July 2010

The US economy continued its tepid growth for the second quarter as global events dominated the headlines. Fears of continued sovereign debt worries in Europe, the tragic oil spill in the Gulf of Mexico, and concerns over Chinese real estate and stock markets weighed heavily on markets worldwide. Worries over the impact of these potentially significant shocks led to a strengthening of the dollar which, in turn, has eased pressure on the Federal Reserve to raise interest rates. Investors also took note of the deteriorating conditions and fled stocks for the safety of US Treasuries. This has resulted in investors holding record amounts of short-term liquid assets as they wait for the economic data to improve.

In response to the increasing level of uncertainty, the equity markets sold off sharply. For the second quarter, the S&P 500 declined almost 12%, easily erasing all of the gains for the year. Every sector experienced a sell-off, but the pain was not shared equally. Income oriented sectors such as utilities, telecommunications, and staples stocks held up relatively well, while the more volatile sectors of materials, energy, and financials witnessed steep losses. The losses, however, masked a strong earnings season with over 80% of the S&P 500 reporting positive earnings surprises and 78% of all firms showing revenue growth, which averaged over 12%. In addition, non-bank US corporations are holding almost $2 trillion in cash on their balance sheets.
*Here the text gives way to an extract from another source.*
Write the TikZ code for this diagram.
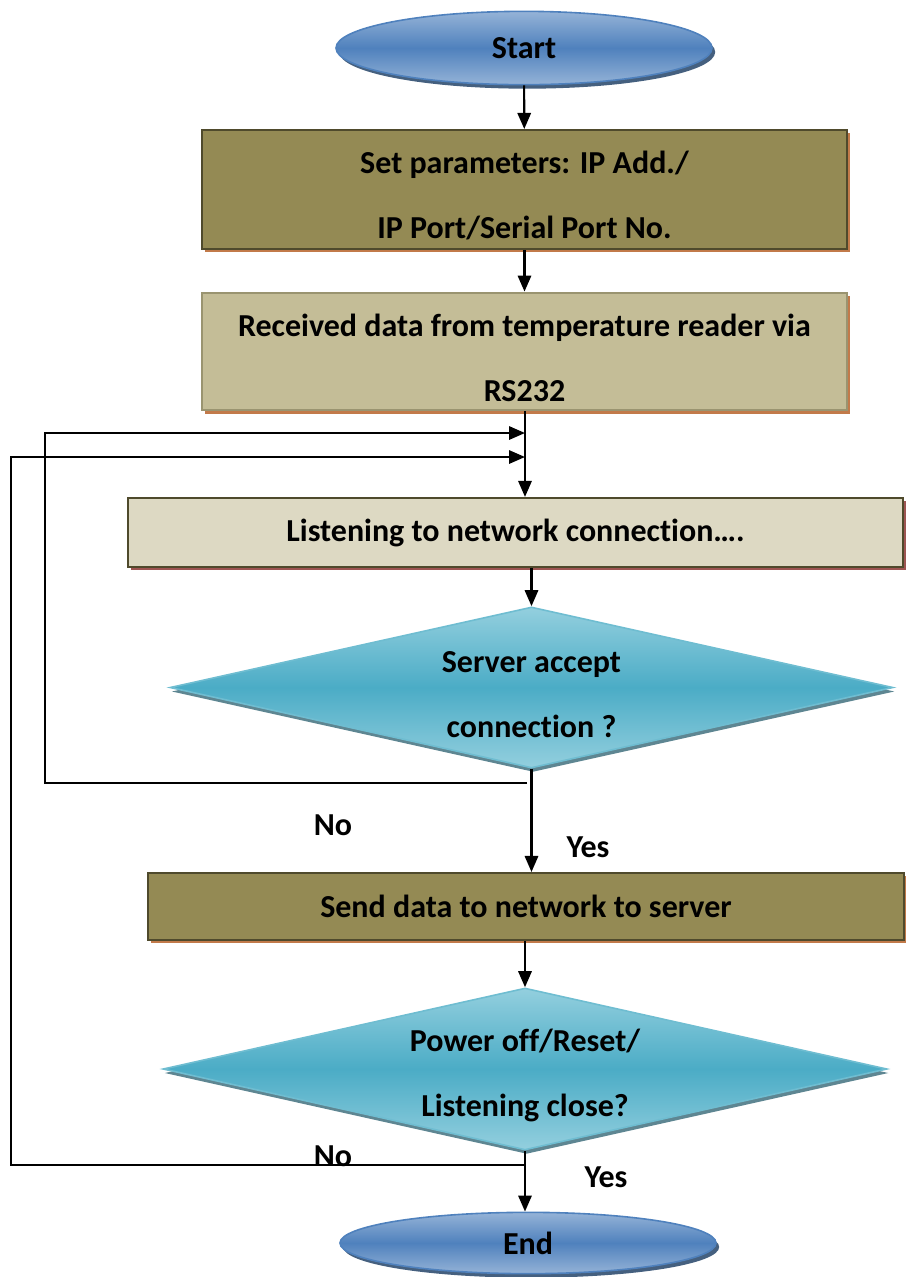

This is the highest level in half a century.

The bond markets, especially the treasury market, were the big beneficiaries of the flight to safety. Longer maturity treasuries posted double-digit returns as yields fell across the entire yield curve. Municipal securities also posted gains, albeit much more modestly, as concern continued over the difficult fiscal situation in which many states find themselves. Many state budgets will be tested in the coming year.

As we look to finish out the second half of the year, markets still face some daunting headwinds. The housing market remains very challenged. Banks are holding approximately 1.1 million homes in inventory, which is an increase of 20% from a year ago as foreclosures continue to rise. In addition, commercial vacancies are also rising as businesses either fail or reduce their store count in response to sluggish consumer demand. Consumers, of course, are still laboring to pay down their high debt loads while facing the worst job market in a generation.

Although the obstacles facing the market are significant, there are many signs of improvement. Capacity utilization is up 11% from year ago levels and is approaching its historical average. Exports have continued to grow. Small business confidence is rising from what were very depressed levels and job growth has turned positive. Both inflation and interest rates remain very low and the dollar continues to strengthen. All in all, we are still moving from a period of “less bad” to one of “mildly good”.